Si tratta di un'operazione che potrebbe costituire un decisivo cambio di passo, non solo rispetto alle precedenti modifiche proposte dalla giunta Accorinti, e puntualmente bocciate dalla Corte dei conti, ma anche rispetto al "decalogo" con il quale gli stessi giudici contabili, lo scorso dicembre, avevano sollevato pesanti rilievi critici sull’attendibilità del piano di riequilibrio.

Ebbene, l’idea che uno scacco matto ai magistrati contabili possa tirar fuori la città dal baratro finanziario in cui si trova da quasi un decennio è una prospettiva che, disancorata da una interpretazione consapevole dei fatti, rischia di gettare fumo negli occhi di cittadini potenzialmente in balìa dell'ennesima strumentalizzazione politica da parte di un De Luca ormai entrato nel vivo della campagna elettorale per le regionali.

Per cominciare, va segnalato a scanso di equivoci, che la revisione in questione poggia sulla legge 234 del dicembre 2021 la quale prevede una mera "manifestazione della volontà di esercitare la facoltà di rimodulazione del piano di riequilibrio pluriennale" e non già l'automatica legittimità della rimodulazione stessa che, pertanto, dovrà essere sottoposta al vaglio della Corte dei conti la quale, naturalmente, potrebbe esprimersi in senso contrario.

D’altronde se si considera che la riduzione del debito complessivo previsto nel nuovo piano ammonta a oltre 400 milioni di euro (da 552 milioni di debiti passivi del 2018 si è passati agli attuali 145 milioni), qualche sospetto che la decisione della Corte possa non essere quella sperata sorge spontaneo. Non è trascurabile a tal proposito il fatto che il primo cittadino stesso dichiari come moltissimi creditori siano stati "persuasi" a stralciare il proprio credito dietro lo spauracchio delle imminenti dimissioni o della dichiarazione di definitivo dissesto.

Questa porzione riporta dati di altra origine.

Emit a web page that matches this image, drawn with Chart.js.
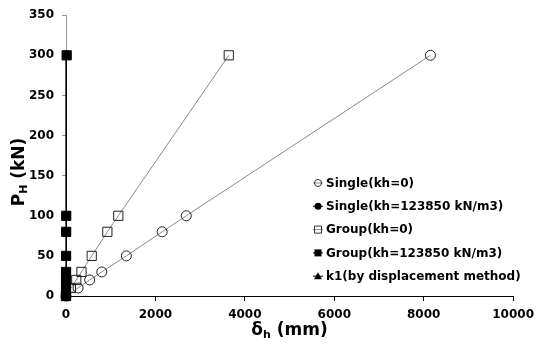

Ulteriore questione di cui il sindaco sembra non tenere in debita considerazione è il ruolo del Consiglio comunale che, malgrado la sua centralità nel processo di approvazione democratica della revisione al piano di riequilibrio, si ritrova per l'ennesima volta bistrattato e istituzionalmente mortificato. In maniera del tutto paradossale, infatti, i consiglieri di Palazzo Zanca, senza ancora aver preso visione della documentazione contenente l’istanza di rimodulazione, vedono pesare sulle loro teste l’intera responsabilità del dissesto finanziario. "Adesso metto tutto nelle mani del consiglio comunale, vedremo se lo approveranno prima delle mie dimissioni altrimenti, se ciò non avviene entro febbraio saranno i consiglieri a mandare in dissesto la città". Queste le parole di De Luca durante la sua ultima diretta Facebook.

Alla luce di questo scenario le sorti del piano di riequilibrio del Comune di Messina sono ancora tutte da scrivere ma, al di là del merito, ciò che purtroppo resta è la conferma di una comunicazione umorale e di una gestione della cosa pubblica dove saltano le regole più elementari della grammatica istituzionale.